Fianna Fáil leader Micheál Martin said the budget was a “weak and directionless response to the Brexit vote” and that it should have included a number of specific scenarios for the impact of Brexit but instead was full of “repetition of small measures”.
“The negative impact of Brexit is not hypothetical, it is already hitting Irish exporters,” said Mr Martin. “The slow and partial response of the government is a direct threat to economic growth.”
Fianna Fáil spokesperson for Foreign Affairs Darragh O’Brien said the budget had “underscored the seriousness of Brexit and the threat it poses to Ireland”. He said Budget 2017 emphasised the need for a minister to be appointed to deal with Britain’s exit from the EU and that the Government was just “showing tokenism in light of the greatest threat to Ireland’s economy for many decades”.
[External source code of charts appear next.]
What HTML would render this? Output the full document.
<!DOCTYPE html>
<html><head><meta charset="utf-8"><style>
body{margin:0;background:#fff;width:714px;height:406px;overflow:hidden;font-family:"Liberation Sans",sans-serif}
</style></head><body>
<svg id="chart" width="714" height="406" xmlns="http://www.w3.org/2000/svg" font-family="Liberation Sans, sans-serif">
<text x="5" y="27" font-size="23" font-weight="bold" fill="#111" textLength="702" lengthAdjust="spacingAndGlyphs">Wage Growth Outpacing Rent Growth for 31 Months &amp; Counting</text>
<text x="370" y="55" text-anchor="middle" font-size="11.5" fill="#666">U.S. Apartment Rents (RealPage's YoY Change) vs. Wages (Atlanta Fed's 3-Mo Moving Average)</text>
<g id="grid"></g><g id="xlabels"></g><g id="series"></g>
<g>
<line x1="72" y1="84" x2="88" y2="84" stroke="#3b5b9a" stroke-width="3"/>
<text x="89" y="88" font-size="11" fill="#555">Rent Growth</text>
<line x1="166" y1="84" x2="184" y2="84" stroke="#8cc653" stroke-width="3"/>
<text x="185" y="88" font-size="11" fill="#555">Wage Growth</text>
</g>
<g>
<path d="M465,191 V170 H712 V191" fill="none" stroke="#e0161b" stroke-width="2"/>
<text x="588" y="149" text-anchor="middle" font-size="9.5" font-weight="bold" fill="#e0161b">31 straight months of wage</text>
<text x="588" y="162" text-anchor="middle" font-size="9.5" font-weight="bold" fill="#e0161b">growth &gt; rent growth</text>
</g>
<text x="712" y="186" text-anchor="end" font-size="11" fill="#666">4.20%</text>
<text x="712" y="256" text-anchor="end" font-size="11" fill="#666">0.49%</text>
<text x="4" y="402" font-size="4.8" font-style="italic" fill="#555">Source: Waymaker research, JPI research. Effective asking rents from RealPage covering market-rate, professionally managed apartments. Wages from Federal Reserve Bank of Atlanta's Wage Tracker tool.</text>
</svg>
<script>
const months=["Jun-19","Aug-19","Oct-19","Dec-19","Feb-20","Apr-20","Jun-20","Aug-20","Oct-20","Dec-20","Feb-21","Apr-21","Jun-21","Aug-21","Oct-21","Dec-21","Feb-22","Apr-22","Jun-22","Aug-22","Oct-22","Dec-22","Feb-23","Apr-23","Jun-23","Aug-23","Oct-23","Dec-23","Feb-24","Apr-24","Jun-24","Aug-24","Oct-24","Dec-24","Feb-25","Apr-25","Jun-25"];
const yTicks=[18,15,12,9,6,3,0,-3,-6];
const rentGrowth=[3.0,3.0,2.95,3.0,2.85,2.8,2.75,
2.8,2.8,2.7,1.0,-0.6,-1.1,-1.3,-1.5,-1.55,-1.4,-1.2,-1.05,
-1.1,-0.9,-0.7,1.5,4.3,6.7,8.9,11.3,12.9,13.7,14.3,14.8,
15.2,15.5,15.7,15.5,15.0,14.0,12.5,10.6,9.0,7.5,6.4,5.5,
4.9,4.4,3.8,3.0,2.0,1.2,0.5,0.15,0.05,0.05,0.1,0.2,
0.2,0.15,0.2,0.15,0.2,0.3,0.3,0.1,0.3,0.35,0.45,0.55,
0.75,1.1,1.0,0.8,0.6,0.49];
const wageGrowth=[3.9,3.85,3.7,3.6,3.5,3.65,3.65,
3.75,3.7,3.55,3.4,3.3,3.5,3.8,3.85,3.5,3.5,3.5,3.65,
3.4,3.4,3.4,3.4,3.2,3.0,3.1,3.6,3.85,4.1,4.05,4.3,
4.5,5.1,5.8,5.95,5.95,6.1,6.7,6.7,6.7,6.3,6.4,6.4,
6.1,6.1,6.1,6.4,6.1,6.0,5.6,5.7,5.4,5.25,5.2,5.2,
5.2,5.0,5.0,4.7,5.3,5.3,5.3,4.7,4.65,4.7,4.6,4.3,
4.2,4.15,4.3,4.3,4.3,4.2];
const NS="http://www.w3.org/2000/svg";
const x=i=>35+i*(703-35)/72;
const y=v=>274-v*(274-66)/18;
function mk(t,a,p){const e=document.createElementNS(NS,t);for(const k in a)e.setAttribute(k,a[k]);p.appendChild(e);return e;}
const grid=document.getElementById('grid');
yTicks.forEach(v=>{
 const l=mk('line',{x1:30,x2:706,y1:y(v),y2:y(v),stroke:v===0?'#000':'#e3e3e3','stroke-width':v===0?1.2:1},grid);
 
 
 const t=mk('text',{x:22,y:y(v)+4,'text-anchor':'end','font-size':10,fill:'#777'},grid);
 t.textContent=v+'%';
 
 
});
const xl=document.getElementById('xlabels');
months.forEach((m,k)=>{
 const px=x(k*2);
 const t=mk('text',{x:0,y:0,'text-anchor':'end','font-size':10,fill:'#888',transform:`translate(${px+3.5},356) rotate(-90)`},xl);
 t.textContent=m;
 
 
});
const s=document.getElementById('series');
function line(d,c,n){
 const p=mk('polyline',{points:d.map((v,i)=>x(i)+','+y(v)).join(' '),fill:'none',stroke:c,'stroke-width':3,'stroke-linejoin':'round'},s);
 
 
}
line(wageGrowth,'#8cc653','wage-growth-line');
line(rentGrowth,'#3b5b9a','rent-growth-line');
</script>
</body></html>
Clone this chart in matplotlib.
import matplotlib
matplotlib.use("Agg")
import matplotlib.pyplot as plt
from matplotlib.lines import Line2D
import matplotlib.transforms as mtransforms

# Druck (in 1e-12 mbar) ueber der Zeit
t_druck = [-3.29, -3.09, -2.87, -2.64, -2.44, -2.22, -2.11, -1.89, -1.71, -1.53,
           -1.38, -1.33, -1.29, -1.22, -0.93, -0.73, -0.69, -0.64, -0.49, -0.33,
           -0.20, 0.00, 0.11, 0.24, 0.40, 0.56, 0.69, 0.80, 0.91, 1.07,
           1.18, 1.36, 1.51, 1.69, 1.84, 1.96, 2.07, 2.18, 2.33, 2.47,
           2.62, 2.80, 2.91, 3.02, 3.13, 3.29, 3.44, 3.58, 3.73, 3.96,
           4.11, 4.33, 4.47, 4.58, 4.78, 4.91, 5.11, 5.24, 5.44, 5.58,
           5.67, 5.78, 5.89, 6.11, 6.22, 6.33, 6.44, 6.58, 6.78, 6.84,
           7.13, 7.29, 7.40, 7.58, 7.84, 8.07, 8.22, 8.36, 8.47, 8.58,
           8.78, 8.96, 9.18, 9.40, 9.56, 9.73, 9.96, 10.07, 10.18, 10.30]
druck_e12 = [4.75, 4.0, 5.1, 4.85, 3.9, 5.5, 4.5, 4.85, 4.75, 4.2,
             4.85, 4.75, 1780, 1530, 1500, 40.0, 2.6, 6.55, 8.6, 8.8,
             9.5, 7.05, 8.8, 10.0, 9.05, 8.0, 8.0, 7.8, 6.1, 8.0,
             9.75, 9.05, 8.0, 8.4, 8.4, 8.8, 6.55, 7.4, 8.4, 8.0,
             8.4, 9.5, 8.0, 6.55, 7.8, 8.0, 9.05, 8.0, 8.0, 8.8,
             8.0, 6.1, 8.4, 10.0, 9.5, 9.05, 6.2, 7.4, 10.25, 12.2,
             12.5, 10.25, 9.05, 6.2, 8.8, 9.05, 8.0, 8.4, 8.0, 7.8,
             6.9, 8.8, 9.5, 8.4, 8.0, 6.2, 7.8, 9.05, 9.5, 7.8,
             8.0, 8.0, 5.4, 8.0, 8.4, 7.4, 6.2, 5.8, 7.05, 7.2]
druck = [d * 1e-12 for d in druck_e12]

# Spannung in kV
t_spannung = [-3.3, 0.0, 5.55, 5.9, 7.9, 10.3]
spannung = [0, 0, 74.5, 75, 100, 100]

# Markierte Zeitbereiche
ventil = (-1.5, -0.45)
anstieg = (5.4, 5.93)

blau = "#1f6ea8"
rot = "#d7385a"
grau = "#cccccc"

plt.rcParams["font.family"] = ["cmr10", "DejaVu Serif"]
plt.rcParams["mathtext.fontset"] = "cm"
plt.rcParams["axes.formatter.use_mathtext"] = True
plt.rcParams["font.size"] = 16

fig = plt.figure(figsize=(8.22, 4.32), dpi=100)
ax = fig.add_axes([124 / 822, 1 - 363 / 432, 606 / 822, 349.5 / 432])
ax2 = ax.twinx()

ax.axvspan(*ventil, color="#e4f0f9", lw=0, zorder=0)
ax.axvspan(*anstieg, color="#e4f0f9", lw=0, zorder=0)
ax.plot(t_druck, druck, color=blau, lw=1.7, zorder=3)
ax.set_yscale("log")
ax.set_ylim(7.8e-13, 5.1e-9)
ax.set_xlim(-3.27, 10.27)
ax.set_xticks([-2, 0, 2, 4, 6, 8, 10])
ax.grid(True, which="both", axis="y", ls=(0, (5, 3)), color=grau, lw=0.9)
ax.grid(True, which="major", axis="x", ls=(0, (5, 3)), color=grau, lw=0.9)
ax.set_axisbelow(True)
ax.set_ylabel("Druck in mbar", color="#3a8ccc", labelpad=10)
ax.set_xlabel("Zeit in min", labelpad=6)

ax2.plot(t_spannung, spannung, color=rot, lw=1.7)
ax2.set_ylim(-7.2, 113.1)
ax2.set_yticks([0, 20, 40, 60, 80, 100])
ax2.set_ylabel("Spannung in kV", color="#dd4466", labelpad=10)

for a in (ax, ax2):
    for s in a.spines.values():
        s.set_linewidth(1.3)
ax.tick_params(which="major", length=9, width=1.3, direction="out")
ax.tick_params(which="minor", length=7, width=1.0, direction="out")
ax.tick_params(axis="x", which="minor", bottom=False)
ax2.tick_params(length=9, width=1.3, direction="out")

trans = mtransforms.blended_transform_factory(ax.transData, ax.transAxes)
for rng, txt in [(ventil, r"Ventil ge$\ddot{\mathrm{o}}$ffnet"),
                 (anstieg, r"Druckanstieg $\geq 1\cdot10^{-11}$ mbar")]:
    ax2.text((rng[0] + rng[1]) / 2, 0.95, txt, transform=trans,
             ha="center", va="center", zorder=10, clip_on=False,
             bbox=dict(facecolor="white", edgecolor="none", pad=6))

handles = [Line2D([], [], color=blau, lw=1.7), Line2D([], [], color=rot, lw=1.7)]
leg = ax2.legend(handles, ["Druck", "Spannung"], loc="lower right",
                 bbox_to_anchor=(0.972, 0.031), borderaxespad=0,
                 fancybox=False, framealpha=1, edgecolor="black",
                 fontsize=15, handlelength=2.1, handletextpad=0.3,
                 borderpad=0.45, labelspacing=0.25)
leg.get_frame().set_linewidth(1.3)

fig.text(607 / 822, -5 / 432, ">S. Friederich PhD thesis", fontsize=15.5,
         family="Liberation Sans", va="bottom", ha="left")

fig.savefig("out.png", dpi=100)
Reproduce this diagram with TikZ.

“It is as though Minister Noonan has just labelled a number of small outlying budgetary items as “Brexit” and claims that it represents an actual plan,” said Mr O’Brien.
The Irish Business and Employers Confederation (IBEC) said the plunge in the value of sterling versus the euro since the Brexit referendum put thousands of export jobs at risk.
“It’s not a Brexit-proof budget and doesn’t look much different from what it would have been had Brexit not happened. They clearly have not done enough to help those companies that are most exposed,” said IBEC’s chief economist Fergal O’Brien.
There is also the issue of customs procedures relating to the movement of goods and services between the UK and Ireland. This will depend on the final shape of the deal between the UK and the EU.
The Minister wants to retain the common travel area but, again, this will depend on the final deal between the EU and the UK.
Unfortunately, there’s no silver bullet that will solve the issues raised for the Irish economy by Brexit. And there is no headline measure the Government can take to cure the problems facing businesses and the economy.
The UK has said it will trigger Article 50 by the end of next March, after which a two-year negotiation on its withdrawal will take place with the EU. The reality is that the trade negotiations will take a lot longer to conclude.
Amid all that uncertainty, the measures announced in the budget look like a decent start in addressing the issues thrown up by Brexit for Ireland. It is also reassuring to know that the Government is well advanced in its contingency planning, unlike in 2008 when the global financial crisis blew up in our faces.